Miscellaneous Mental Musings of an Emerging Artist
I often wryly comment to my real-life friends whose blogs I read that the problem with frequently updating is that you end up stumped for conversation when you actually run into each other in meat-space.
“How are you doing? I mean, besides all the stuff you already wrote about on your blog a few hours ago?”
“Oh…nothing new besides that.”
“Oh. Um. I commented on the entry. So…that’s what I have to say about that.”
“Cool. I’ll…read it when I get home, I guess.”
It’s slightly akin to stopping off at someone’s office while they’re not there, writing them a detailed note, and having them walk back in just as you’ve finished it and left it on their keyboard.
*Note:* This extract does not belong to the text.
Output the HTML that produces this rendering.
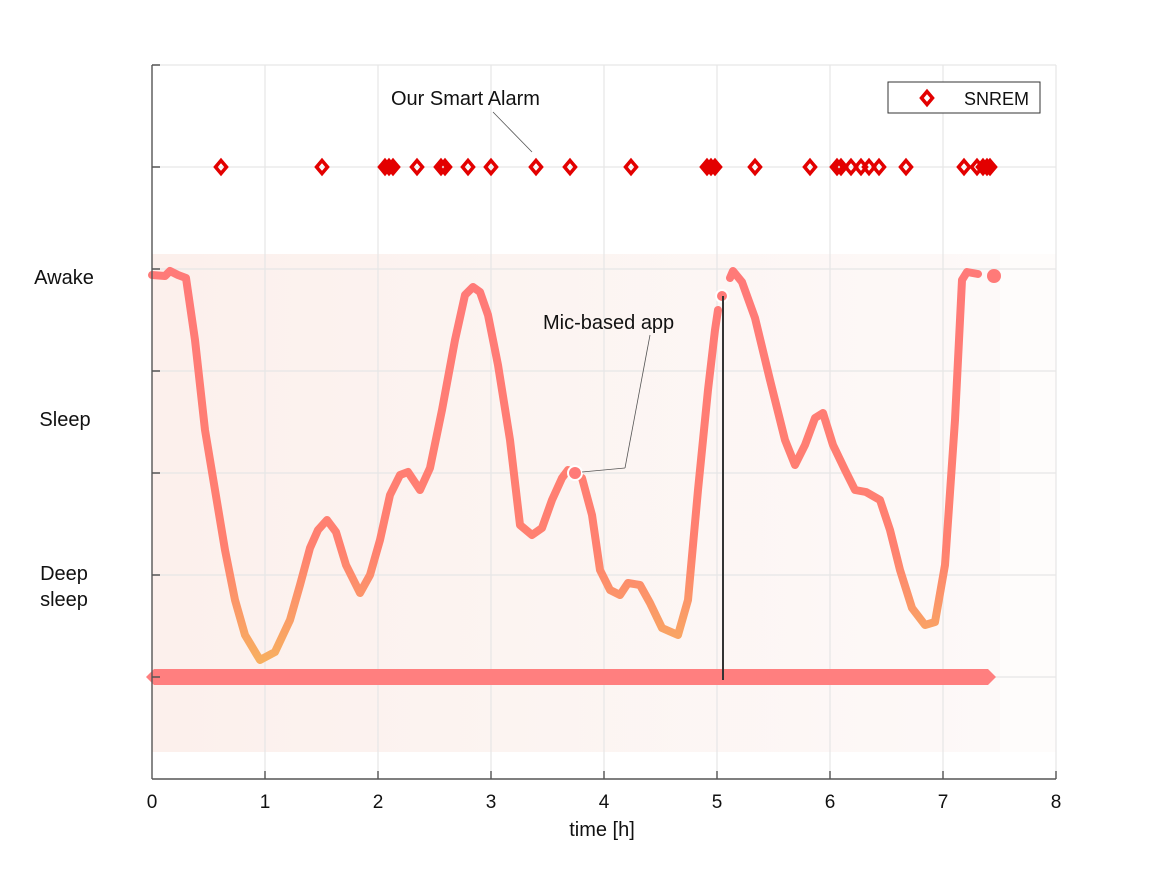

You feel silly for having made the effort to write out something that you now can say in person, something you had in fact intended in the first place to say in person…but now you have trouble getting the words out, as if the act of committing the words to paper removed them from their active state in your communication center. You don’t really have to get going right this second, but you say you do just to avoid repeating yourself, even though the only person for whom you’re repeating yourself is you.
Worry is too strong a word for it, but I do get uncomfortable when I realize that I may be repeating myself to the same audience, when I become that bore at the party telling the same story about the time I tricked Shania Twain into eating chicken salad. There was a brief period of time when I would attempt to track through the past eight years that I’ve been blogging here to make sure that I wasn’t about to re-use an anecdote from my life, until I realized (a) not everybody reading this now has been reading this for eight years and (b), even if they were, why on earth should they remember this story unless it’s quite literally the only one I have to tell?
Still, self-repetition remains one of my personal bugbears; when I start catching myself developing a leitmotif of some kind in my work I make deliberate attempts to move in another direction, even if that direction is not going to be as successful. I once had a writing teacher tell me, in a scoffing tone, that every short story a certain literary magazine published was about “divorce in Manhattan.” Certain writers receive immediate yawning, eye-rolling responses when it is revealed that their newest movie is about, for example, talkative assassins, just like their last two films and the play they did that first put them on the map. The idea that I might be prompting this same reaction fills me with a certain existential dread and contributes, directly, to the times I’m truly blocked.
In addition to this journal, I can also be located at Facebook and as of last week at Twitter as well. I’m in a habit of updating both my Facebook status and my Twitter feed at least a few times a day now.
I refuse, however, to have both the status and the feed report on the same thought at the same time, and I sometimes delay writing about those thoughts in long-form here just to keep some further distance between the three. I know this is an impractical hang-up, because it requires me to artificially separate my focus into parts, to decide that one thing I’m thinking about is for the Facebook friends, another thought for the Twitter followers, and the expanded director’s cut is for the LJ community. There’s also, I would hazard, a certain self-importance to it, in that I seem to be demanding that if anybody wishes to know the whole and current story of me they need to piece it together from these various sources. “I’m an enigma. Figure me out. Clues are located here, here, and here.”
Then again, if I weren’t a little self-important I wouldn’t keep a public blog, I wouldn’t be a performer, I wouldn’t talk about myself at all.
Mental note: Wait at least two years before bringing any of this up again.